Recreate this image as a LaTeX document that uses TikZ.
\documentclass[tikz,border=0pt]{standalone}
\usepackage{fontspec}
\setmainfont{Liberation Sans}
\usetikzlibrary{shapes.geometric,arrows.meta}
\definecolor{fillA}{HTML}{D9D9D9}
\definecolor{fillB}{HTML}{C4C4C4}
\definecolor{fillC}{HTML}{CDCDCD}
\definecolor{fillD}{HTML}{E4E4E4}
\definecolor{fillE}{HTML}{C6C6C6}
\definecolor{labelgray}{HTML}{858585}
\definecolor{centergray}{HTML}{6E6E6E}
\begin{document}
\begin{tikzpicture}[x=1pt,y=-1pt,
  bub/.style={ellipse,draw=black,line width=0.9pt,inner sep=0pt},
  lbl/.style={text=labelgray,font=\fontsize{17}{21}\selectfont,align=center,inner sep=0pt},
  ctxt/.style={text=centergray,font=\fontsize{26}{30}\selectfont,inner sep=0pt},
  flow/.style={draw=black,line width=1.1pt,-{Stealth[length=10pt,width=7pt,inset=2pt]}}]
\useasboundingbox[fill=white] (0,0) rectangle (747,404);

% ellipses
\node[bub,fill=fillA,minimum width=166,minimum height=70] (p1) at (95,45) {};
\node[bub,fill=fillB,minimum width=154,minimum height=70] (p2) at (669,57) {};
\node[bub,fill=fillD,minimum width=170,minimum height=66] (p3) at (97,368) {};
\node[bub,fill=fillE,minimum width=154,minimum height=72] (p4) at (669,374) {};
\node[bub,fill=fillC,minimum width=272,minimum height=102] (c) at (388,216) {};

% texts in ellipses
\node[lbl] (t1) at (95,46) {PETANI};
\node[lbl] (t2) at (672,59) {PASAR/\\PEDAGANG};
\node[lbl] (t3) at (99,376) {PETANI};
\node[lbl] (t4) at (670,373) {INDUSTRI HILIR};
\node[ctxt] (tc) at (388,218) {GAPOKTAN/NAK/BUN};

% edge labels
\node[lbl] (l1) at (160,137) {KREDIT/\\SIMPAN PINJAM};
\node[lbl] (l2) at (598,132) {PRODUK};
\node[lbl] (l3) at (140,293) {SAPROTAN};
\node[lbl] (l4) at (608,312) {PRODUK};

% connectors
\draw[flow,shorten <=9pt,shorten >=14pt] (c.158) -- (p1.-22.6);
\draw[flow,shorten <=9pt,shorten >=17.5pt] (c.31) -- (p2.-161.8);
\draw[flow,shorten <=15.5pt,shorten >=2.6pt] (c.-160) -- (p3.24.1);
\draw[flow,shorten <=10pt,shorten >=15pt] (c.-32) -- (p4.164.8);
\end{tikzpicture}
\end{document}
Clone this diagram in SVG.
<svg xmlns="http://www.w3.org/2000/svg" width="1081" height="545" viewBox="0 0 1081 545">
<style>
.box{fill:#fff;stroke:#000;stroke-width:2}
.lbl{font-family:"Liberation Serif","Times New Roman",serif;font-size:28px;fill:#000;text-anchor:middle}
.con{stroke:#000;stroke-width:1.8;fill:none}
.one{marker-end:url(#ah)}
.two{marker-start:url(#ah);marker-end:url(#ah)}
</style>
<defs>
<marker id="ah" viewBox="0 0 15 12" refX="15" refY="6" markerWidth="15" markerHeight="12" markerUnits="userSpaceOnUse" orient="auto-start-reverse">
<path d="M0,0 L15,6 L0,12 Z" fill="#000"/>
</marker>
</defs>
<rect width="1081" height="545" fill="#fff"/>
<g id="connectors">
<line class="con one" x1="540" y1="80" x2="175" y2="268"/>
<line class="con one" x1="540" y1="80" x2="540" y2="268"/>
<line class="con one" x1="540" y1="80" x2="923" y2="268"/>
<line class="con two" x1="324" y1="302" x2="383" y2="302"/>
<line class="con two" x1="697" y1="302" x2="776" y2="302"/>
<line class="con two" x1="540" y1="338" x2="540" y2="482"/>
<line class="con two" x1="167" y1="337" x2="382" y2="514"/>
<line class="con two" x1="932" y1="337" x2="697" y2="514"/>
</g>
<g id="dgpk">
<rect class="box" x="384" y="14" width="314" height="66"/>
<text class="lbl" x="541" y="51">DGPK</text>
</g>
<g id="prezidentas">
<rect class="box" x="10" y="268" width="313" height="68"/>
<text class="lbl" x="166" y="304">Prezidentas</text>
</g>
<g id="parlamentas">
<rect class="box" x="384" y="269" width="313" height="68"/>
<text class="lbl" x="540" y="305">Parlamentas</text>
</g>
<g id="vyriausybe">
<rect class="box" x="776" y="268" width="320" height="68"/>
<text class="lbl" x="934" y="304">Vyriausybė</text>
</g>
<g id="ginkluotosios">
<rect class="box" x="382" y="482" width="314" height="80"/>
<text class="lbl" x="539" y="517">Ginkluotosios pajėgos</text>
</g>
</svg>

※

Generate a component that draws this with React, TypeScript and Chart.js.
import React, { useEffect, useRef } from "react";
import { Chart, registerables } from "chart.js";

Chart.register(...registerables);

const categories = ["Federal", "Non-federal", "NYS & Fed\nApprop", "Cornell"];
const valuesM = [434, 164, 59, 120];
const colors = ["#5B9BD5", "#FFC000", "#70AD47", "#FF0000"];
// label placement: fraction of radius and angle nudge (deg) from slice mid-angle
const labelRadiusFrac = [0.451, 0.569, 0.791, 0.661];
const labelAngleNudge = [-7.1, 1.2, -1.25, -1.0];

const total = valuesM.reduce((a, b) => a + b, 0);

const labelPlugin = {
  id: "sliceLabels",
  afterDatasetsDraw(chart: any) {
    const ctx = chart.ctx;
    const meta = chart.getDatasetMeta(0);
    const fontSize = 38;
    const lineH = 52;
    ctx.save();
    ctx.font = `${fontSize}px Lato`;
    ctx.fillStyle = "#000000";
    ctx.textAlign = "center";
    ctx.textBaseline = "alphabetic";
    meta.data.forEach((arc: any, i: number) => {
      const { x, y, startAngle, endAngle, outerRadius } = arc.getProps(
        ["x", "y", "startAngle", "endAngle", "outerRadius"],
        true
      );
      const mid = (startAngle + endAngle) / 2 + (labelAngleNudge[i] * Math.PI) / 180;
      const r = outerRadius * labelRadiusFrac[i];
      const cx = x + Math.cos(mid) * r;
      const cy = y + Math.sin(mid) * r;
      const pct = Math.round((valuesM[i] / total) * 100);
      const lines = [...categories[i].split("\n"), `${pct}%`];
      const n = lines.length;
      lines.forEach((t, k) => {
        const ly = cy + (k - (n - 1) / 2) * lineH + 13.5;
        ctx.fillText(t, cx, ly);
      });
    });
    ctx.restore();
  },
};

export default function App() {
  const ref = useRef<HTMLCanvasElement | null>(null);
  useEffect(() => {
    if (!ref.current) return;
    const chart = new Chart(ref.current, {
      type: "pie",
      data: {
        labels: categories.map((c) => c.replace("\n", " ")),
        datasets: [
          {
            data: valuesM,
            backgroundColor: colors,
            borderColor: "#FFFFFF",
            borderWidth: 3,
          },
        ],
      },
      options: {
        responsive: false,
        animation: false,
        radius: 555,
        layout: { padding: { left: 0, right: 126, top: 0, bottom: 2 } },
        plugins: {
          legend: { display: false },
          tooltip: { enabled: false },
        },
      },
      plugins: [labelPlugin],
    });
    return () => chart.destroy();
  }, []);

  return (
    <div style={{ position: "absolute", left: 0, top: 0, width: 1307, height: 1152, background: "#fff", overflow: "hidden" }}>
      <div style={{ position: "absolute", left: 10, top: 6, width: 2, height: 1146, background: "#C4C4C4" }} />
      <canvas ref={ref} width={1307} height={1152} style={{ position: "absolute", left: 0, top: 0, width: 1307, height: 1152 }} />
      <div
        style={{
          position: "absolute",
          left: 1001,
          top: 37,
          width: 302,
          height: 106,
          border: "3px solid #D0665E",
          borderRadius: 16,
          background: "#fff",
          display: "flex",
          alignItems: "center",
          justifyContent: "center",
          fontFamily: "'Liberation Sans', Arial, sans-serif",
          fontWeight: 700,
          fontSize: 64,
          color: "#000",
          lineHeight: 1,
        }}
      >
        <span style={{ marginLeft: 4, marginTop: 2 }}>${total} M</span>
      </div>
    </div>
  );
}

※

Short problem →
From the listing above, output exactly the run of lines that starts with the line containing "Recreate this image" and ends with the line containing "width=272,minimum height=102] (c)".

Exercise solution →
Recreate this image as a LaTeX document that uses TikZ.
\documentclass[tikz,border=0pt]{standalone}
\usepackage{fontspec}
\setmainfont{Liberation Sans}
\usetikzlibrary{shapes.geometric,arrows.meta}
\definecolor{fillA}{HTML}{D9D9D9}
\definecolor{fillB}{HTML}{C4C4C4}
\definecolor{fillC}{HTML}{CDCDCD}
\definecolor{fillD}{HTML}{E4E4E4}
\definecolor{fillE}{HTML}{C6C6C6}
\definecolor{labelgray}{HTML}{858585}
\definecolor{centergray}{HTML}{6E6E6E}
\begin{document}
\begin{tikzpicture}[x=1pt,y=-1pt,
  bub/.style={ellipse,draw=black,line width=0.9pt,inner sep=0pt},
  lbl/.style={text=labelgray,font=\fontsize{17}{21}\selectfont,align=center,inner sep=0pt},
  ctxt/.style={text=centergray,font=\fontsize{26}{30}\selectfont,inner sep=0pt},
  flow/.style={draw=black,line width=1.1pt,-{Stealth[length=10pt,width=7pt,inset=2pt]}}]
\useasboundingbox[fill=white] (0,0) rectangle (747,404);

% ellipses
\node[bub,fill=fillA,minimum width=166,minimum height=70] (p1) at (95,45) {};
\node[bub,fill=fillB,minimum width=154,minimum height=70] (p2) at (669,57) {};
\node[bub,fill=fillD,minimum width=170,minimum height=66] (p3) at (97,368) {};
\node[bub,fill=fillE,minimum width=154,minimum height=72] (p4) at (669,374) {};
\node[bub,fill=fillC,minimum width=272,minimum height=102] (c) at (388,216) {};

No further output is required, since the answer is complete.